In a significant development, the District Judge Analisa Torres of the District Court of the Southern District of New York has imposed a hefty $125 million fine on Ripple. This decision comes after a four-year-long legal battle with the US Securities and Exchange Commission (SEC). The court ruling partially rejected the SEC’s demand for over $2 billion as compensation from Ripple for allegedly selling XRP as an unregistered security.
Market Impact
Following the news of the court’s judgment, XRP saw a sudden 18% surge in its price. The cryptocurrency was trading at $0.61 at the time of the announcement, according to data from CryptoSlate. The market reaction was swift and positive, indicating investor optimism in light of the resolution of the legal dispute.

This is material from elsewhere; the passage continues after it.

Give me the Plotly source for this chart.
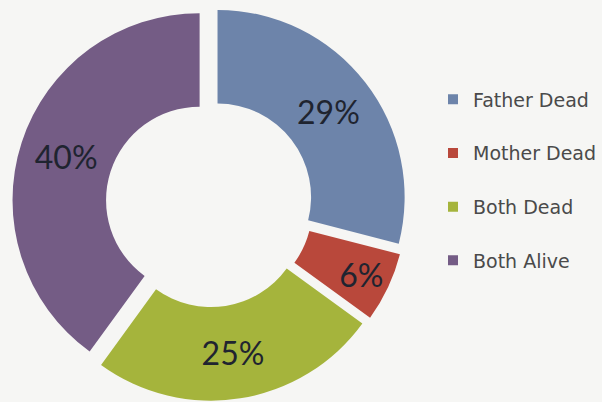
import plotly.graph_objects as go

labels = ["Father Dead", "Mother Dead", "Both Dead", "Both Alive"]
values = [29, 6, 25, 40]
colors = ["#6D84AA", "#B9483B", "#A5B43C", "#745C85"]

fig = go.Figure()
fig.add_trace(go.Pie(
    labels=labels, values=values, sort=False, direction="clockwise", rotation=0,
    hole=0.5, pull=[0.055] * 4,
    marker=dict(colors=colors, line=dict(width=0)),
    textinfo="percent", textposition="inside", insidetextorientation="horizontal",
    textfont=dict(family="Lato, Open Sans, sans-serif", size=32, color="#1f2430"),
    domain=dict(x=[0.015, 0.683], y=[0.003, 0.985]),
    showlegend=False, hoverinfo="label+percent",
))
for i, (lab, col) in enumerate(zip(labels, colors)):
    fig.add_trace(go.Scatter(
        x=[None], y=[None], mode="markers", name=lab,
        marker=dict(symbol="square", size=10, color=col),
        legendgroup=f"g{i}", showlegend=True,
    ))

fig.update_layout(
    width=602, height=402,
    margin=dict(l=0, r=0, t=0, b=0),
    paper_bgcolor="#f6f6f4", plot_bgcolor="#f6f6f4",
    xaxis=dict(visible=False), yaxis=dict(visible=False),
    legend=dict(x=0.722, y=0.8, xanchor="left", yanchor="top",
                font=dict(family="DejaVu Sans, Verdana, sans-serif", size=19, color="#4a4a4a"),
                tracegroupgap=26, itemwidth=30, bgcolor="rgba(0,0,0,0)"),
)
fig.write_html("out.html", config={"displayModeBar": False},
               post_script="document.body.style.margin='0';document.body.style.background='#f6f6f4';")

The court’s decision was based on a thorough analysis of the SEC’s allegations against Ripple. It found that Ripple’s institutional sales of XRP indeed constituted investment contracts, thus violating securities laws. However, the court also determined that Ripple’s programmatic sales and other distributions of XRP did not meet the criteria for investment contracts under the established Howey test. This nuanced approach led to the imposition of a significant but not exorbitant fine on Ripple.
At the time of writing, XRP is ranked #7 by market cap, with a price increase of 19.63% over the past 24 hours. The cryptocurrency has a market capitalization of $34.13 billion and a 24-hour trading volume of $2.84 billion. These figures reflect the positive market sentiment following the court’s judgment and the resolution of the legal uncertainty surrounding Ripple.
Crypto Market Overview
In a broader context, the total crypto market is currently valued at $1.94 trillion, with a 24-hour trading volume of $96.91 billion. Bitcoin dominance stands at 55.94%, highlighting the continued significance of the leading cryptocurrency in the overall market dynamics. The market reaction to the Ripple saga underscores the interconnected nature of the crypto ecosystem and the influence of regulatory actions on investor behavior.